• [Data provided]:
****************

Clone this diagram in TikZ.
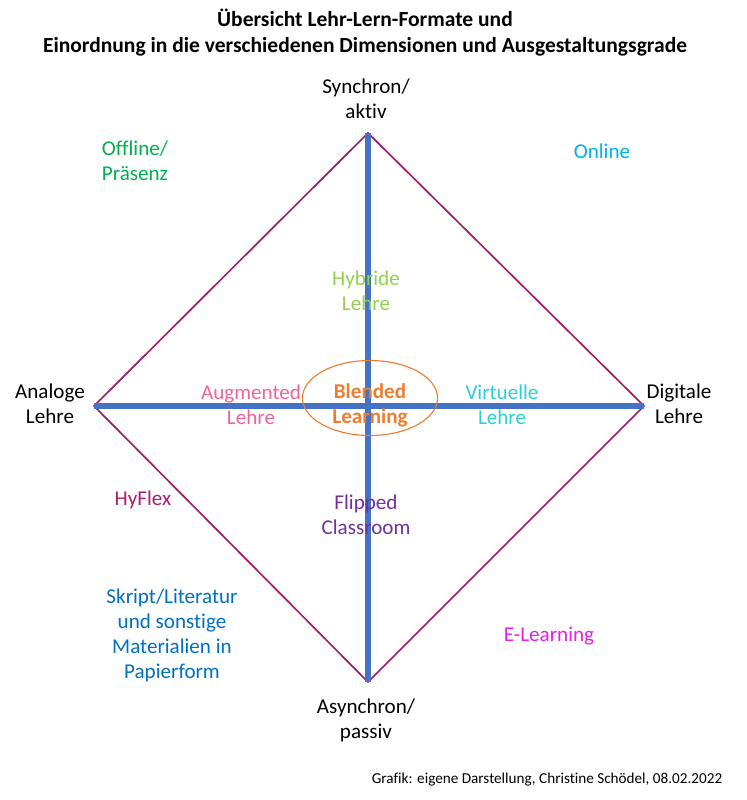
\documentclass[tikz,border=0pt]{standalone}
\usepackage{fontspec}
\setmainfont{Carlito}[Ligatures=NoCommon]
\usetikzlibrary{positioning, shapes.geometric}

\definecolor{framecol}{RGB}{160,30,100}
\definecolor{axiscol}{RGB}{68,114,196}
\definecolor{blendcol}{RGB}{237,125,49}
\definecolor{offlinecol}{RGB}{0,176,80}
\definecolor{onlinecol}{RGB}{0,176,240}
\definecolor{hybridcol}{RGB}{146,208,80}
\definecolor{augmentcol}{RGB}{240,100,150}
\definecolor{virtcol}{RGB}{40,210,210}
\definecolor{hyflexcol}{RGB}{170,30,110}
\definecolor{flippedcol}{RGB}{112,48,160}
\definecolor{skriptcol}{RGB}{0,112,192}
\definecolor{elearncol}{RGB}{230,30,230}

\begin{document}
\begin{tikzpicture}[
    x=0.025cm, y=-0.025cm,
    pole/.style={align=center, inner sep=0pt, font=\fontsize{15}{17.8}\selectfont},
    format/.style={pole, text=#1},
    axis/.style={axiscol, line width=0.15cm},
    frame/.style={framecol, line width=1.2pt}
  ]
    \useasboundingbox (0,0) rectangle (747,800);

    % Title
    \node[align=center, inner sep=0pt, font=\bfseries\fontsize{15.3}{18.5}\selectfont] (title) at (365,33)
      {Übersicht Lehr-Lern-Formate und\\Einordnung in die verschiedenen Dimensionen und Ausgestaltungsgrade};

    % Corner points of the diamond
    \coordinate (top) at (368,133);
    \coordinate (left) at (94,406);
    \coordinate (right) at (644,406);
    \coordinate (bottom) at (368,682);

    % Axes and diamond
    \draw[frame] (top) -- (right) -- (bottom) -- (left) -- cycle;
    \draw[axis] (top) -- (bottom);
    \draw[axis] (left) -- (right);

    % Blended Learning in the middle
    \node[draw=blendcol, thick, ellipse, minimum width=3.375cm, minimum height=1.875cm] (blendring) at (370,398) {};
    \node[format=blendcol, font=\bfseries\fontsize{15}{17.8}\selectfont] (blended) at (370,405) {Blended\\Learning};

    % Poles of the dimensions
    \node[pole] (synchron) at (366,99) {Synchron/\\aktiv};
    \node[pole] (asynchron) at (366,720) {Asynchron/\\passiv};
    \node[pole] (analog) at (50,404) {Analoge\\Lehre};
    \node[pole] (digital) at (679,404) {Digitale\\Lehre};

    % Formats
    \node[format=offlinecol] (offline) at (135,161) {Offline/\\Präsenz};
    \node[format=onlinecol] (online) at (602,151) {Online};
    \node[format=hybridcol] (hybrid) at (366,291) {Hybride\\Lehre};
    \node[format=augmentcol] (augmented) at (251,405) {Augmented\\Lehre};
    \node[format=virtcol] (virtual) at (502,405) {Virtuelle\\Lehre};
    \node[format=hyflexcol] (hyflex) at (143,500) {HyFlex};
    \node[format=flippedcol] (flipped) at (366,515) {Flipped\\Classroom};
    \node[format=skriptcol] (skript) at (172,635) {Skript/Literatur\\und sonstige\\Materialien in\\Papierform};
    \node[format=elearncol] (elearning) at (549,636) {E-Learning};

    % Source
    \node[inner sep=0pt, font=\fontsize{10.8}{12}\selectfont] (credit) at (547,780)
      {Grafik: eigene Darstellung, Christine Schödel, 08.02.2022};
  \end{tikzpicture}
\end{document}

****************

• [Work to do]: Please take the lines from the beginning of the data above through the line holding "(0,0) rectangle (747,800);" and transcribe them exactly, without any pictures.

• [Response to this exercise]:
Clone this diagram in TikZ.
\documentclass[tikz,border=0pt]{standalone}
\usepackage{fontspec}
\setmainfont{Carlito}[Ligatures=NoCommon]
\usetikzlibrary{positioning, shapes.geometric}

\definecolor{framecol}{RGB}{160,30,100}
\definecolor{axiscol}{RGB}{68,114,196}
\definecolor{blendcol}{RGB}{237,125,49}
\definecolor{offlinecol}{RGB}{0,176,80}
\definecolor{onlinecol}{RGB}{0,176,240}
\definecolor{hybridcol}{RGB}{146,208,80}
\definecolor{augmentcol}{RGB}{240,100,150}
\definecolor{virtcol}{RGB}{40,210,210}
\definecolor{hyflexcol}{RGB}{170,30,110}
\definecolor{flippedcol}{RGB}{112,48,160}
\definecolor{skriptcol}{RGB}{0,112,192}
\definecolor{elearncol}{RGB}{230,30,230}

\begin{document}
\begin{tikzpicture}[
    x=0.025cm, y=-0.025cm,
    pole/.style={align=center, inner sep=0pt, font=\fontsize{15}{17.8}\selectfont},
    format/.style={pole, text=#1},
    axis/.style={axiscol, line width=0.15cm},
    frame/.style={framecol, line width=1.2pt}
  ]
    \useasboundingbox (0,0) rectangle (747,800);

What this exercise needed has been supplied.